Przyjrzyjmy się faktom. Do tego, żeby sztuczna inteligencja mogła działać w sposób wywołujący "wow" i napędzający biznes, w którym USA wiodą prym, na serwerach w umieszczonych w centrach danych potrzebne są nie tylko najnowsze chipy NVIDIi, lecz także wydajne chłodzenie. Tymczasem o ile amerykańska NVIDIA jest niewątpliwie liderem w produkcji chipów, dostawy podzespołów do chłodzenia rozsiane są po całym świecie. W dużym uproszczeniu - brak małej miedzianej rurki może spowodować, że wydajność chipa okaże się znacznie niższa.
- System światowy jest powiązany i dlatego efekty decyzji nowej administracji USA mogą być widoczne w różnych nieoczekiwanych miejscach (...) rozwój technologii potrzebuje nie tylko procesorów, ale także ich chłodzenia, a produkcja komponentów do niego jest rozsiana po całym świecie - mówiła podczas Światowego Forum Ekonomicznego w Davos Martina Cheung, prezeska S&P Global.
Donald Trump widzi chipy, lecz nie dostrzega coolerów. A dopiero suma tych rozwiązań prowadzi do sukcesu. Dlatego to, co zapowiada, jest brutalnie groźne. Na szczęście się cofa. Czy to dowodzi jego... imposybilizmu? To uczucie znają dobrze wszyscy populiści.
Donald Trump zagroził również wprowadzeniem ceł na towary z Unii Europejskiej. Prawdopodobnie podejmie w tej sprawie decyzje po 1 kwietnia, kiedy ma się zakończyć zadekretowane przez niego "Kompleksowe dochodzenie w sprawie stosunków handlowych USA". Na razie Unia zachowuje spokój.
- Omówiliśmy nasze partnerstwo transatlantyckie. To pozostaje nasza najważniejsza relacja.
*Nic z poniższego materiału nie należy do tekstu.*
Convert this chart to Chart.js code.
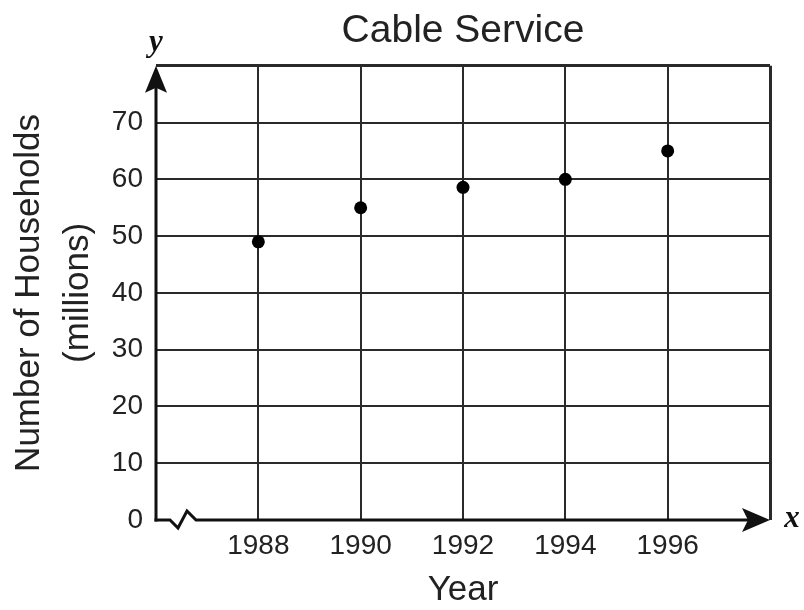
<!DOCTYPE html>
<html>
<head>
<meta charset="utf-8">
<script src="https://cdn.jsdelivr.net/npm/chart.js@4.4.0/dist/chart.umd.min.js"></script>
<style>
  html, body { margin: 0; padding: 0; background: #fff; }
</style>
</head>
<body>
<canvas id="cableChart" width="804" height="610"></canvas>
<script>
// data
const years = [1988, 1990, 1992, 1994, 1996];
const households = [49, 55, 58.6, 60, 65];
const xTickLabels = ['1988', '1990', '1992', '1994', '1996'];
const yTickLabels = ['0', '10', '20', '30', '40', '50', '60', '70'];

const FONT = '"Liberation Sans", Arial, Helvetica, sans-serif';
const INK = '#222';
const GRID = '#2a2a2a';

Chart.defaults.font.family = FONT;
Chart.defaults.color = INK;

// axes with arrows, the break on the x axis, and the x / y letters
const axisArrows = {
    id: 'axisArrows',
    beforeDatasetsDraw(chart) {
        const { ctx, chartArea: a } = chart;
        const x0 = a.left, y0 = a.bottom;
        ctx.save();
        ctx.strokeStyle = '#111';
        ctx.fillStyle = '#111';
        ctx.lineWidth = 3;
        ctx.lineJoin = 'miter';

        // y axis
        ctx.beginPath();
        ctx.moveTo(x0, y0 + 1.5);
        ctx.lineTo(x0, a.top + 20);
        ctx.stroke();
        ctx.beginPath();
        ctx.moveTo(x0, a.top);
        ctx.lineTo(x0 - 11, a.top + 27);
        ctx.lineTo(x0, a.top + 22);
        ctx.lineTo(x0 + 11, a.top + 27);
        ctx.closePath();
        ctx.fill();

        // x axis with break
        ctx.beginPath();
        ctx.moveTo(x0 - 1.5, y0);
        ctx.lineTo(x0 + 14, y0);
        ctx.lineTo(x0 + 22, y0 + 8);
        ctx.lineTo(x0 + 31, y0 - 9);
        ctx.lineTo(x0 + 40, y0);
        ctx.lineTo(a.right - 20, y0);
        ctx.stroke();
        ctx.beginPath();
        ctx.moveTo(a.right, y0);
        ctx.lineTo(a.right - 28, y0 - 12);
        ctx.lineTo(a.right - 22, y0);
        ctx.lineTo(a.right - 28, y0 + 12);
        ctx.closePath();
        ctx.fill();

        ctx.font = 'italic bold 31px "Liberation Serif", "Times New Roman", serif';
        ctx.textAlign = 'center';
        ctx.textBaseline = 'alphabetic';
        ctx.fillText('y', x0, 51);
        ctx.fillText('x', a.right + 22, y0 + 7);
        ctx.restore();
    }
};

const ctx = document.getElementById('cableChart').getContext('2d');
const cableChart = new Chart(ctx, {
    type: 'scatter',
    data: {
        datasets: [{
            label: 'Households',
            data: years.map((yr, i) => ({ x: yr, y: households[i] })),
            backgroundColor: '#000',
            borderColor: '#000',
            borderWidth: 0,
            pointRadius: 6.5
        }]
    },
    options: {
        responsive: false,
        animation: false,
        devicePixelRatio: 1,
        layout: { padding: { top: 0, right: 34, bottom: 0, left: 0 } },
        plugins: {
            legend: { display: false },
            tooltip: { enabled: false },
            title: {
                display: true,
                fullSize: false,
                text: 'Cable Service',
                color: INK,
                font: { size: 39, weight: 'normal', lineHeight: 1.2 },
                padding: { top: 8, bottom: 11 }
            }
        },
        scales: {
            x: {
                type: 'linear',
                min: 1986,
                max: 1998,
                ticks: {
                    stepSize: 2,
                    autoSkip: false,
                    maxRotation: 0,
                    padding: 9,
                    color: INK,
                    font: { size: 28 },
                    callback: v => xTickLabels.includes(String(v)) ? String(v) : ''
                },
                grid: {
                    drawTicks: false,
                    color: c => c.tick && c.tick.value === 1986 ? 'rgba(0,0,0,0)' : GRID,
                    lineWidth: c => c.tick && c.tick.value === 1998 ? 3 : 2
                },
                border: { display: false },
                title: {
                    display: true,
                    text: 'Year',
                    color: INK,
                    font: { size: 35, lineHeight: 1.15 },
                    padding: { top: 0, bottom: 0 }
                },
                afterFit: s => { s.height = 90; }
            },
            y: {
                min: 0,
                max: 80,
                ticks: {
                    stepSize: 10,
                    padding: 13,
                    color: INK,
                    font: { size: 28 },
                    callback: v => yTickLabels.includes(String(v)) ? String(v) : ''
                },
                grid: {
                    drawTicks: false,
                    color: c => c.tick && c.tick.value === 0 ? 'rgba(0,0,0,0)' : GRID,
                    lineWidth: c => c.tick && c.tick.value === 80 ? 3 : 2
                },
                border: { display: false },
                title: {
                    display: true,
                    text: ['Number of Households', '(millions)'],
                    color: INK,
                    font: { size: 35, lineHeight: 1.4 },
                    padding: { top: 5, bottom: 0 }
                },
                afterFit: s => { s.width = 156; }
            }
        }
    },
    plugins: [axisArrows]
});
</script>
</body>
</html>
Omówiliśmy sposoby wzmocnienia bardzo pragmatycznej współpracy ze Stanami Zjednoczonymi - powiedziała przewodnicząca Komisji Europejskiej Ursula von der Leyen podczas konferencji prasowej przy okazji nieformalnego szczytu unijnych liderów poświęconego bezpieczeństwu.
- Są jasne nowe wyzwania i nowe obszary niepewności, a gdy Unia Europejska zostanie niesprawiedliwie lub arbitralnie zaatakowana, odpowie stanowczo - dodała.
Premier Donald Tusk powiedział, że groźby Trumpa są poważnym testem jedności europejskiej "w bardzo dziwnym kontekście, ponieważ po raz pierwszy mamy taki problem wśród sojuszników". Przypomnijmy, że Donald Trump wyrażał aspirację, by Grenlandię, należącą do Danii, przyłączyć do USA.
Unia ma duży komfort w relacja handlowych z USA, które są wprawdzie największym pozaunijnym odbiorcą towarów wyprodukowanych w UE i odpowiadają za blisko 20 proc. pozawspólnotowego eksportu (500 mld euro w 2023 roku), ale stanowi to zaledwie 3 proc. PKB Unii. Zupełnie odwrotnie wygląda jednak sytuacja w kwestii bezpieczeństwa.